**Instructions to follow**
Stop after the line containing "color='#444433', annotation_clip=False)": print each line exactly from the first line of the listing up to that point.

**Exercise material**
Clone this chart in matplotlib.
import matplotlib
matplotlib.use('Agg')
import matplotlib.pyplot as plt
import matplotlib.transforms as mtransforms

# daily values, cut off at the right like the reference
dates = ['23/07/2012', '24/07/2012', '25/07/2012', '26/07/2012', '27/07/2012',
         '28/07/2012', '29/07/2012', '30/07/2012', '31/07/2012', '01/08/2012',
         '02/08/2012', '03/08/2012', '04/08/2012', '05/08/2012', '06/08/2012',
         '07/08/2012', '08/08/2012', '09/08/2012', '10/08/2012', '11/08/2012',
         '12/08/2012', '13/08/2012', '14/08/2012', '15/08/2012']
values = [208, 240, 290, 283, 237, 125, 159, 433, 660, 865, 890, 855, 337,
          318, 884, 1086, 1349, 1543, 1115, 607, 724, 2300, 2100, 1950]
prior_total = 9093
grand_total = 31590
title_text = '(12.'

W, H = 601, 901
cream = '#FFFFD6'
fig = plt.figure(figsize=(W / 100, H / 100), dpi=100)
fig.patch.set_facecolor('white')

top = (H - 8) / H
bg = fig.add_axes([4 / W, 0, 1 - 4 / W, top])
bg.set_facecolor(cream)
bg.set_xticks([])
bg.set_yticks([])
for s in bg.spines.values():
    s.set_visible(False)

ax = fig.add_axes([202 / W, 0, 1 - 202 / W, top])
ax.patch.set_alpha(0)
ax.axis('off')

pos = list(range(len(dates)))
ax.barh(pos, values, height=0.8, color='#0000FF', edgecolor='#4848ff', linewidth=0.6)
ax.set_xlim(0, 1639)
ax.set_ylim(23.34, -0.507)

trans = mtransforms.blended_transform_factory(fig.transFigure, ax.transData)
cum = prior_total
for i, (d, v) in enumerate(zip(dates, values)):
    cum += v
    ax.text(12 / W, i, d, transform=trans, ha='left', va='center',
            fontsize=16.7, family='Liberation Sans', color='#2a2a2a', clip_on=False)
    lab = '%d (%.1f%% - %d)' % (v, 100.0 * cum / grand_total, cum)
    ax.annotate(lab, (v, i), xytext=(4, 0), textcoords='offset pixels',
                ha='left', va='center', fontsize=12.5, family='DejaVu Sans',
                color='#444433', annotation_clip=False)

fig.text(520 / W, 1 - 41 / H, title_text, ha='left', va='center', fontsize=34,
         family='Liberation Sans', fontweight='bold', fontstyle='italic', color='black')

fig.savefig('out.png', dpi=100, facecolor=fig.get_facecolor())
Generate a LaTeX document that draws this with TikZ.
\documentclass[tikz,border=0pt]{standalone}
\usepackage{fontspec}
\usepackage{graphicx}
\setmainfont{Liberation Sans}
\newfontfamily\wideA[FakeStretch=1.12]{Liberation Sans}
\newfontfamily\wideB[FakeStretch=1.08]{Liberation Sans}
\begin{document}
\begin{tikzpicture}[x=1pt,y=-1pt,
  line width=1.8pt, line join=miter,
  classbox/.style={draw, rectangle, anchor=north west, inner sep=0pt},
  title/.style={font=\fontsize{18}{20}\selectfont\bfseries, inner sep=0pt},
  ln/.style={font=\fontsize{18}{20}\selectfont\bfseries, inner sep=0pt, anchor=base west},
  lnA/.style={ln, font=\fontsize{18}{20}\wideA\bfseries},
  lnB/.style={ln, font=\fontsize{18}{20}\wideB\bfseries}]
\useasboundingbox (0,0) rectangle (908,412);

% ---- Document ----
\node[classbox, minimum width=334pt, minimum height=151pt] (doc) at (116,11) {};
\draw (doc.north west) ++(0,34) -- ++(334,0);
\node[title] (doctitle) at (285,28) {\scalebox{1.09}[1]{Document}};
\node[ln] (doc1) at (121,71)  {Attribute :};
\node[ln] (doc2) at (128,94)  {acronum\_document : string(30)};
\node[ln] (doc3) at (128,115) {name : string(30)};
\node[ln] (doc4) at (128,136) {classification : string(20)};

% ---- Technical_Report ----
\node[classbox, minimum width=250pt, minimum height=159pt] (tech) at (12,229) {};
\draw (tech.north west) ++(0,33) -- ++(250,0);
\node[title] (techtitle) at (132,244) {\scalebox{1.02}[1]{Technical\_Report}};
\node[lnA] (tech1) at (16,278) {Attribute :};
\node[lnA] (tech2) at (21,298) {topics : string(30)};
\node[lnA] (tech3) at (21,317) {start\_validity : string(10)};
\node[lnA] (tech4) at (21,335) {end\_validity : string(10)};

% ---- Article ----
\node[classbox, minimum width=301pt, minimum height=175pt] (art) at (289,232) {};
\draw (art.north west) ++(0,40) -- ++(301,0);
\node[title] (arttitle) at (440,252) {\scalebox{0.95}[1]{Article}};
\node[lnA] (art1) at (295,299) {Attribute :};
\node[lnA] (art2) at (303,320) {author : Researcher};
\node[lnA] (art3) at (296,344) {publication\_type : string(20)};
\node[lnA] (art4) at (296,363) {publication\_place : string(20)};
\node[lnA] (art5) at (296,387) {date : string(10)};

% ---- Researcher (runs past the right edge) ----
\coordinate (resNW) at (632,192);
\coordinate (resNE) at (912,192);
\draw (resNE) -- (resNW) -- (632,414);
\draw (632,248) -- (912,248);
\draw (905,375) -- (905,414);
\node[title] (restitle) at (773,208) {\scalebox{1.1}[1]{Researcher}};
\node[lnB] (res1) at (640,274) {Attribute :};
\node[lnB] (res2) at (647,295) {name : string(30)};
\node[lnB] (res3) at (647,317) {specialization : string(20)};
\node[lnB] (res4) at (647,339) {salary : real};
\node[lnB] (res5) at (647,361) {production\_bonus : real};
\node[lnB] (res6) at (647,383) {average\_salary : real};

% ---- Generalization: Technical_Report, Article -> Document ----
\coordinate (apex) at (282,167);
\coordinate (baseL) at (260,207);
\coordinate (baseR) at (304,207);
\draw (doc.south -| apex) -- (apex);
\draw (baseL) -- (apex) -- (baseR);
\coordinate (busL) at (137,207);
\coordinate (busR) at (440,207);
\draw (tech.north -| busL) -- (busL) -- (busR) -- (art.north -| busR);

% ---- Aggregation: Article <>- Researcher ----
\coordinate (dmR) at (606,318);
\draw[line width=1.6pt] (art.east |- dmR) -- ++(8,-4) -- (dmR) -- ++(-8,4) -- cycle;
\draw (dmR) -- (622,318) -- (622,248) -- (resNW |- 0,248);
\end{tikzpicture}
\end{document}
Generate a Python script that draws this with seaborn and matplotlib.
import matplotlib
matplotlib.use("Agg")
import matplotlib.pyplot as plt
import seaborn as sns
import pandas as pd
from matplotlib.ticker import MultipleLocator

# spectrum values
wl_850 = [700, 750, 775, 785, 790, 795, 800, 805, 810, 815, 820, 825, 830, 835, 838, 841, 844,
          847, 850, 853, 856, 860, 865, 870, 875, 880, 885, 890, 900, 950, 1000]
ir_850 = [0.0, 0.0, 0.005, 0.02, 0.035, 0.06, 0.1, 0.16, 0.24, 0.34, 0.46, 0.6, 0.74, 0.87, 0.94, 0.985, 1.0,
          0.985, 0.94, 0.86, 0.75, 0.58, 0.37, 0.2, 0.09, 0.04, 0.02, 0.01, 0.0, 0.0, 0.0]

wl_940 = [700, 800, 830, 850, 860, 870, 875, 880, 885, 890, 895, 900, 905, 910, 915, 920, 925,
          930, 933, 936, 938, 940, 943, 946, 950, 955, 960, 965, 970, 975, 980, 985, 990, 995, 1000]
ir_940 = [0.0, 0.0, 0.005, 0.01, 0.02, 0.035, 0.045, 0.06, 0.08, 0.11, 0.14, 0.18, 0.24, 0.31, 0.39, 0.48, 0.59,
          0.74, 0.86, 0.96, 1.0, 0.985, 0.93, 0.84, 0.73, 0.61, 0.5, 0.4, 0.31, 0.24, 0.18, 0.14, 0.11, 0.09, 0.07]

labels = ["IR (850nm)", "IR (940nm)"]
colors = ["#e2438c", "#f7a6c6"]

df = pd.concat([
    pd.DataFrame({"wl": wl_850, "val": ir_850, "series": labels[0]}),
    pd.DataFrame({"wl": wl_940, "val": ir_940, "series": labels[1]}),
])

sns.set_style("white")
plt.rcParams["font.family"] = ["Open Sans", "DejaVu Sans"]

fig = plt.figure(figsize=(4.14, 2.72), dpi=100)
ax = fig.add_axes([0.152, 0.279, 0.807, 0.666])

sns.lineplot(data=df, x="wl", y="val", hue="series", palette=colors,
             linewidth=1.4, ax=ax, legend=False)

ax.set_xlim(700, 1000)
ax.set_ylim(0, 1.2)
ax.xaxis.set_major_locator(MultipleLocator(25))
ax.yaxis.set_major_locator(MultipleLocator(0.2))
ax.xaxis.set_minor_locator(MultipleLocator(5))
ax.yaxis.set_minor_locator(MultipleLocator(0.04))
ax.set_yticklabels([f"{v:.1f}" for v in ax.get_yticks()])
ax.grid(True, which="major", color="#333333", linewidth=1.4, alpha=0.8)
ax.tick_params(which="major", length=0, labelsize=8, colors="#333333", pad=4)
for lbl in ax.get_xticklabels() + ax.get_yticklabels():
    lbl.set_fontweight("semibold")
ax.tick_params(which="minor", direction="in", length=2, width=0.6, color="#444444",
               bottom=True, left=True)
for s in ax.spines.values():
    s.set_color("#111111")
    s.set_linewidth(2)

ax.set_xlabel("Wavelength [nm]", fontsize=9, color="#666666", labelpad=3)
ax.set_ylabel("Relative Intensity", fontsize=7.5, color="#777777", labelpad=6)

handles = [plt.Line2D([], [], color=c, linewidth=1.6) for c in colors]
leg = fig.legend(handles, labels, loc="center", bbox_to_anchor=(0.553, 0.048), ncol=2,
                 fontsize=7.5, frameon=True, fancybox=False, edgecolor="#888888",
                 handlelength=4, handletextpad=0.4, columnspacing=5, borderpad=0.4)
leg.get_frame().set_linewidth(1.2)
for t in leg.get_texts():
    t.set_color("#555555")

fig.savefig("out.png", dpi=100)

**Reply**
Clone this chart in matplotlib.
import matplotlib
matplotlib.use('Agg')
import matplotlib.pyplot as plt
import matplotlib.transforms as mtransforms

# daily values, cut off at the right like the reference
dates = ['23/07/2012', '24/07/2012', '25/07/2012', '26/07/2012', '27/07/2012',
         '28/07/2012', '29/07/2012', '30/07/2012', '31/07/2012', '01/08/2012',
         '02/08/2012', '03/08/2012', '04/08/2012', '05/08/2012', '06/08/2012',
         '07/08/2012', '08/08/2012', '09/08/2012', '10/08/2012', '11/08/2012',
         '12/08/2012', '13/08/2012', '14/08/2012', '15/08/2012']
values = [208, 240, 290, 283, 237, 125, 159, 433, 660, 865, 890, 855, 337,
          318, 884, 1086, 1349, 1543, 1115, 607, 724, 2300, 2100, 1950]
prior_total = 9093
grand_total = 31590
title_text = '(12.'

W, H = 601, 901
cream = '#FFFFD6'
fig = plt.figure(figsize=(W / 100, H / 100), dpi=100)
fig.patch.set_facecolor('white')

top = (H - 8) / H
bg = fig.add_axes([4 / W, 0, 1 - 4 / W, top])
bg.set_facecolor(cream)
bg.set_xticks([])
bg.set_yticks([])
for s in bg.spines.values():
    s.set_visible(False)

ax = fig.add_axes([202 / W, 0, 1 - 202 / W, top])
ax.patch.set_alpha(0)
ax.axis('off')

pos = list(range(len(dates)))
ax.barh(pos, values, height=0.8, color='#0000FF', edgecolor='#4848ff', linewidth=0.6)
ax.set_xlim(0, 1639)
ax.set_ylim(23.34, -0.507)

trans = mtransforms.blended_transform_factory(fig.transFigure, ax.transData)
cum = prior_total
for i, (d, v) in enumerate(zip(dates, values)):
    cum += v
    ax.text(12 / W, i, d, transform=trans, ha='left', va='center',
            fontsize=16.7, family='Liberation Sans', color='#2a2a2a', clip_on=False)
    lab = '%d (%.1f%% - %d)' % (v, 100.0 * cum / grand_total, cum)
    ax.annotate(lab, (v, i), xytext=(4, 0), textcoords='offset pixels',
                ha='left', va='center', fontsize=12.5, family='DejaVu Sans',
                color='#444433', annotation_clip=False)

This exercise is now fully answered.